In the example below, we use skimage.data.binary_blobs
to generate a binary image. We use several properties to generate features: the area, the ratio between squared perimeter and area, and the solidity (which is the area fraction of the object as compared to its convex hull). We would like to separate the big convoluted particles from the smaller round ones. Here I did not want to bother with a training set, so we will juste use clustering instead of classifying.

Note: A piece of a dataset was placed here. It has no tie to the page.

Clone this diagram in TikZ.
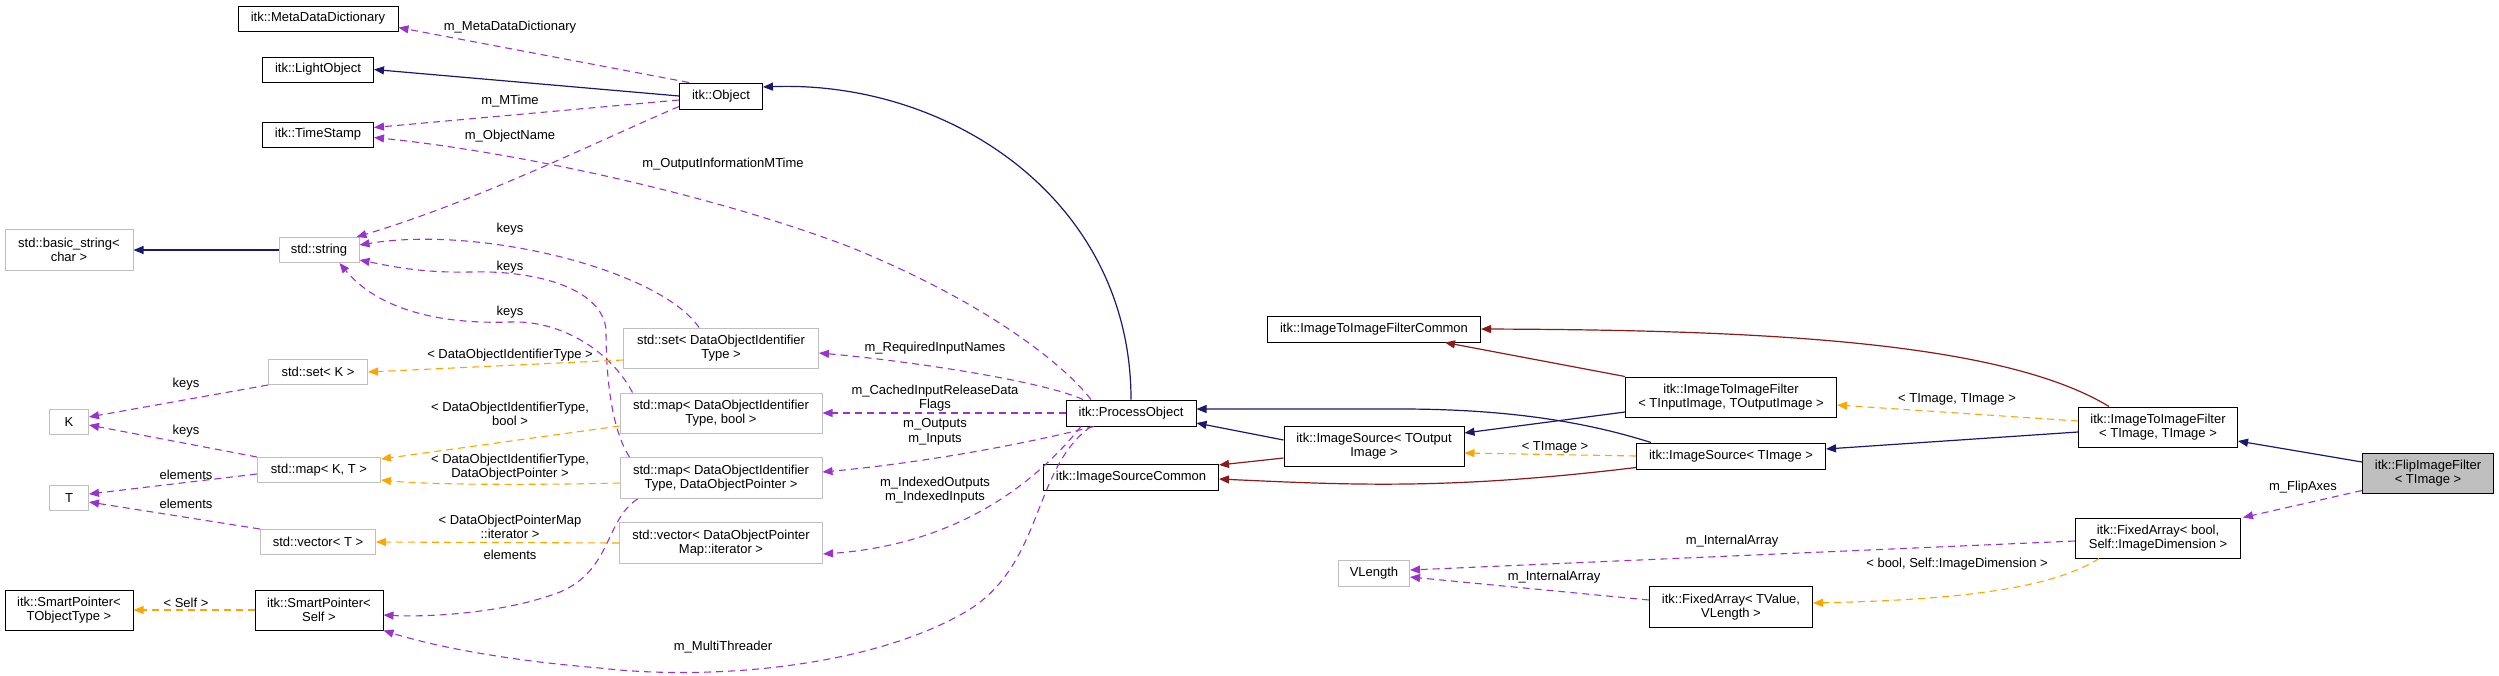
\documentclass[tikz,border=0pt]{standalone}
\usepackage{fontspec}
\setmainfont{Liberation Sans}
\usetikzlibrary{arrows.meta}
\definecolor{cblue}{HTML}{191970}
\definecolor{cpurp}{HTML}{9A32CD}
\definecolor{corng}{HTML}{FFA500}
\definecolor{cred}{HTML}{8B1A1A}
\definecolor{cgray}{HTML}{BFBFBF}
\newcommand{\fnt}{\fontsize{13}{14.5}\selectfont}
\begin{document}
\begin{tikzpicture}[x=1pt,y=-1pt,
  box/.style={draw=black, line width=1pt, fill=white, inner sep=1pt, align=center, font=\fnt},
  gbox/.style={box, draw=cgray},
  lbl/.style={font=\fnt, align=center, inner sep=0pt},
  tip/.style={-{Triangle[length=10pt,width=8pt]}},
  inh/.style={tip, draw=cblue, line width=1.2pt},
  red/.style={tip, draw=cred, line width=1.2pt},
  mem/.style={tip, draw=cpurp, line width=1.1pt, dash pattern=on 7pt off 5pt},
  tpl/.style={tip, draw=corng, line width=1.1pt, dash pattern=on 7pt off 5pt}]
\useasboundingbox (0,0) rectangle (2499,675);
% nodes
\node[box, minimum width=160pt, minimum height=25pt] (mdd) at (318,18.5) {itk::MetaDataDictionary};
\node[box, minimum width=111pt, minimum height=25pt] (light) at (318,69.5) {itk::LightObject};
\node[box, minimum width=111pt, minimum height=25pt] (ts) at (318,134.5) {itk::TimeStamp};
\node[box, minimum width=83pt, minimum height=26pt] (obj) at (721,96) {itk::Object};
\node[gbox, minimum width=128pt, minimum height=41pt] (bstr) at (69,250) {std::basic\_string<\\char >};
\node[gbox, minimum width=80pt, minimum height=25pt] (str) at (319,250) {std::string};
\node[gbox, minimum width=99pt, minimum height=25pt] (setK) at (318,372) {std::set< K >};
\node[gbox, minimum width=39pt, minimum height=25pt] (K) at (69,422) {K};
\node[gbox, minimum width=123pt, minimum height=25pt] (mapKT) at (319,470) {std::map< K, T >};
\node[gbox, minimum width=39pt, minimum height=25pt] (T) at (69,498) {T};
\node[gbox, minimum width=115pt, minimum height=25pt] (vecT) at (318,542) {std::vector< T >};
\node[box, minimum width=128pt, minimum height=40pt] (spT) at (69,610) {itk::SmartPointer<\\TObjectType >};
\node[box, minimum width=128pt, minimum height=40pt] (spS) at (319,610) {itk::SmartPointer<\\Self >};
\node[gbox, minimum width=195pt, minimum height=40pt] (setD) at (721,348) {std::set< DataObjectIdentifier\\Type >};
\node[gbox, minimum width=202pt, minimum height=40pt] (mapB) at (721,413) {std::map< DataObjectIdentifier\\Type, bool >};
\node[gbox, minimum width=202pt, minimum height=41pt] (mapD) at (721,478) {std::map< DataObjectIdentifier\\Type, DataObjectPointer >};
\node[gbox, minimum width=203pt, minimum height=41pt] (vecD) at (721,543) {std::vector< DataObjectPointer\\Map::iterator >};
\node[box, minimum width=130pt, minimum height=26pt] (po) at (1131,413) {itk::ProcessObject};
\node[box, minimum width=175pt, minimum height=26pt] (isc) at (1131,477) {itk::ImageSourceCommon};
\node[box, minimum width=180pt, minimum height=40pt] (iso) at (1374,446) {itk::ImageSource< TOutput\\Image >};
\node[box, minimum width=213pt, minimum height=26pt] (itifc) at (1374,329) {itk::ImageToImageFilterCommon};
\node[gbox, minimum width=71pt, minimum height=26pt] (vl) at (1374,573) {VLength};
\node[box, minimum width=211pt, minimum height=40pt] (itif1) at (1731,397) {itk::ImageToImageFilter\\< TInputImage, TOutputImage >};
\node[box, minimum width=189pt, minimum height=26pt] (ist) at (1731,456) {itk::ImageSource< TImage >};
\node[box, minimum width=159pt, minimum height=40pt] (itif2) at (2158,427) {itk::ImageToImageFilter\\< TImage, TImage >};
\node[box, fill=cgray, minimum width=131pt, minimum height=40pt] (flip) at (2428,473) {itk::FlipImageFilter\\< TImage >};
\node[box, minimum width=165pt, minimum height=40pt] (fab) at (2158,538) {itk::FixedArray< bool,\\Self::ImageDimension >};
\node[box, minimum width=163pt, minimum height=41pt] (fav) at (1731,607) {itk::FixedArray< TValue,\\VLength >};
% edges: Object
\draw[inh] (obj.west) -- (light.east);
\draw[mem] ([xshift=10pt]obj.north west) -- ([yshift=4pt]mdd.south east);
\draw[mem] ([yshift=-4pt]obj.west) -- ([yshift=7pt]ts.east);
\draw[mem] ([yshift=3pt]obj.south west) .. controls (600,140) and (480,200) .. ([xshift=-3pt]str.north east);
\draw[mem] ([xshift=-40pt]po.north) .. controls (1060,360) and (980,300) .. (850,247) .. controls (700,190) and (500,150) .. ([yshift=-3pt]ts.east);
\draw[inh] (po.north) .. controls (1131,200) and (950,80) .. ([yshift=9pt]obj.east);
\draw[inh] (str.west) -- (bstr.east);
% keys to string
\draw[mem] ([xshift=-22pt]setD.north) .. controls (660,270) and (480,225) .. ([yshift=5pt]str.east);
\draw[mem] ([xshift=10pt]mapD.north west) .. controls (612,430) and (606,380) .. (606,330) .. controls (603,290) and (540,270) .. (470,272) .. controls (420,273) and (390,266) .. ([yshift=3pt]str.south east);
\draw[mem] ([xshift=13pt]mapB.north west) .. controls (610,350) and (560,320) .. (510,322) .. controls (420,325) and (370,300) .. ([xshift=-20pt]str.south east);
\draw[mem] ([xshift=18pt]mapD.south west) .. controls (605,520) and (612,570) .. (560,592) .. controls (500,615) and (420,617) .. ([yshift=-5pt]spS.east);
% K and T
\draw[mem] (setK.south west) -- ([yshift=5pt]K.east);
\draw[mem] (mapKT.north west) -- ([yshift=-3pt]K.east);
\draw[mem] ([yshift=-4pt]mapKT.west) -- ([yshift=4pt]T.east);
\draw[mem] (vecT.north west) -- ([yshift=-4pt]T.east);
% templates left
\draw[tpl] ([yshift=-12pt]setD.west) -- (setK.east);
\draw[tpl] ([yshift=-13pt]mapB.west) -- ([yshift=-2pt]mapKT.north east);
\draw[tpl] ([yshift=-5pt]mapD.west) .. controls (540,485) and (430,485) .. ([yshift=-10pt]mapKT.east);
\draw[tpl] (vecD.west) -- (vecT.east);
\draw[tpl] (spS.west) -- (spT.east);
% ProcessObject members
\draw[mem] ([xshift=-48pt]po.north) .. controls (1040,380) and (900,360) .. ([yshift=-5pt]setD.east);
\draw[mem] (po.west) -- (mapB.east);
\draw[mem] ([xshift=-37pt]po.south) .. controls (1000,450) and (900,465) .. ([yshift=6pt]mapD.east);
\draw[mem] ([xshift=-50pt]po.south) .. controls (1030,490) and (950,545) .. ([yshift=-11pt]vecD.east);
\draw[mem] ([xshift=-40pt]po.south) .. controls (1030,470) and (1045,570) .. (960,615) .. controls (860,670) and (700,680) .. (600,668) .. controls (500,660) and (430,645) .. (spS.south east);
% right side
\draw[inh] ([yshift=6pt]iso.west) -- ([yshift=-10pt]po.east);
\draw[red] ([yshift=-12pt]iso.west) -- ([yshift=12pt]isc.east);
\draw[tpl] (ist.west) -- ([yshift=-7pt]iso.east);
\draw[inh] ([xshift=15pt]ist.north west) .. controls (1580,420) and (1500,409) .. (1400,409) -- ([yshift=4pt]po.east);
\draw[red] ([yshift=2pt]ist.south west) .. controls (1450,490) and (1350,485) .. ([yshift=-2pt]isc.east);
\draw[inh] ([yshift=-15pt]itif1.west) -- ([yshift=13pt]iso.east);
\draw[red] (itif1.north west) -- ([xshift=-36pt]itifc.south east);
\draw[tpl] ([yshift=6pt]itif2.west) -- ([yshift=-8pt]itif1.east);
\draw[inh] ([yshift=-5pt]itif2.west) -- ([yshift=7pt]ist.east);
\draw[red] ([xshift=31pt]itif2.north west) .. controls (2000,340) and (1750,330) .. (itifc.east);
\draw[inh] ([yshift=11pt]flip.west) -- ([yshift=-14pt]itif2.east);
\draw[mem] ([yshift=3pt]flip.south west) -- ([xshift=2pt]fab.north east);
\draw[mem] ([yshift=-3pt]fab.west) -- ([yshift=3pt]vl.east);
\draw[mem] ([yshift=7pt]fav.west) -- ([yshift=-4pt]vl.east);
\draw[tpl] ([xshift=24pt]fab.south west) .. controls (2050,590) and (1950,600) .. ([yshift=4pt]fav.east);
% labels
\node[lbl] (l1) at (510,27) {m\_MetaDataDictionary};
\node[lbl] (l2) at (510,101) {m\_MTime};
\node[lbl] (l3) at (510,136) {m\_ObjectName};
\node[lbl] (l4) at (723,164) {m\_OutputInformationMTime};
\node[lbl] (l5) at (510,229) {keys};
\node[lbl] (l6) at (510,267) {keys};
\node[lbl] (l7) at (510,312) {keys};
\node[lbl] (l8) at (510,355) {< DataObjectIdentifierType >};
\node[lbl] (l9) at (186,384) {keys};
\node[lbl] (l10) at (510,414) {< DataObjectIdentifierType,\\bool >};
\node[lbl] (l11) at (186,431) {keys};
\node[lbl] (l12) at (186,475) {elements};
\node[lbl] (l13) at (510,467) {< DataObjectIdentifierType,\\DataObjectPointer >};
\node[lbl] (l14) at (186,504) {elements};
\node[lbl] (l15) at (510,527) {< DataObjectPointerMap\\::iterator >};
\node[lbl] (l16) at (510,555) {elements};
\node[lbl] (l17) at (186,603) {< Self >};
\node[lbl] (l18) at (723,647) {m\_MultiThreader};
\node[lbl] (l19) at (935,348) {m\_RequiredInputNames};
\node[lbl] (l20) at (935,398) {m\_CachedInputReleaseData\\Flags};
\node[lbl] (l21) at (935,432) {m\_Outputs\\m\_Inputs};
\node[lbl] (l22) at (935,490) {m\_IndexedOutputs\\m\_IndexedInputs};
\node[lbl] (l23) at (1555,447) {< TImage >};
\node[lbl] (l24) at (1957,399) {< TImage, TImage >};
\node[lbl] (l25) at (1732,541) {m\_InternalArray};
\node[lbl] (l26) at (1554,577) {m\_InternalArray};
\node[lbl] (l27) at (1957,564) {< bool, Self::ImageDimension >};
\node[lbl] (l28) at (2303,487) {m\_FlipAxes};
\end{tikzpicture}
\end{document}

from skimage import measure
from skimage import data
im = data.binary_blobs(length=1024, blob_size_fraction=0.05,
volume_fraction=0.2)
labels = measure.label(im)
props = measure.regionprops(labels)
data = np.array([(prop.area,
prop.perimeter**2/prop.area,
prop.solidity) for prop in props])
plt.imshow(labels, cmap='spectral')
Once again we use the KMeans algorithm to cluster the objects. We visualize the result as an array of labels.
clf = KMeans(n_clusters=2)
clf.fit(data)
def reshape_cluster_labels(cluster_labels, image_labels):
"""
Some NumPy magic
"""
cluster_labels = np.concatenate(([0], cluster_labels + 1))
return cluster_labels[image_labels]
object_clusters = reshape_cluster_labels(clf.labels_, labels)
plt.imshow(object_clusters, cmap='spectral')
However, our features were not carefully designed. Since the area
property can take much larger values than the other properties, it dominates the other ones. To correct this effect, we can normalize the area to its maximal value.
data[:, 0] /= data[:, 0].max()
clf.fit(data)
object_clusters = reshape_cluster_labels(clf.labels_, labels)
plt.imshow(object_clusters, cmap='spectral')
A better way to do the rescaling is to use of the scaling methods provided by sklearn.preprocessing
. The StandardScaler
makes sure that every feature has a zero mean and a unit standard deviation.
from sklearn import preprocessing
min_max_scaler = preprocessing.StandardScaler()
data_scaled = min_max_scaler.fit_transform(data)
clf = KMeans(n_clusters=2)
clf.fit(data_scaled)
object_clusters = reshape_cluster_labels(clf.labels_, labels)
plt.imshow(object_clusters, cmap='spectral')
Replace the area property by the eccentricity, so that clustering separates compact and convoluted particles, regardless of their size.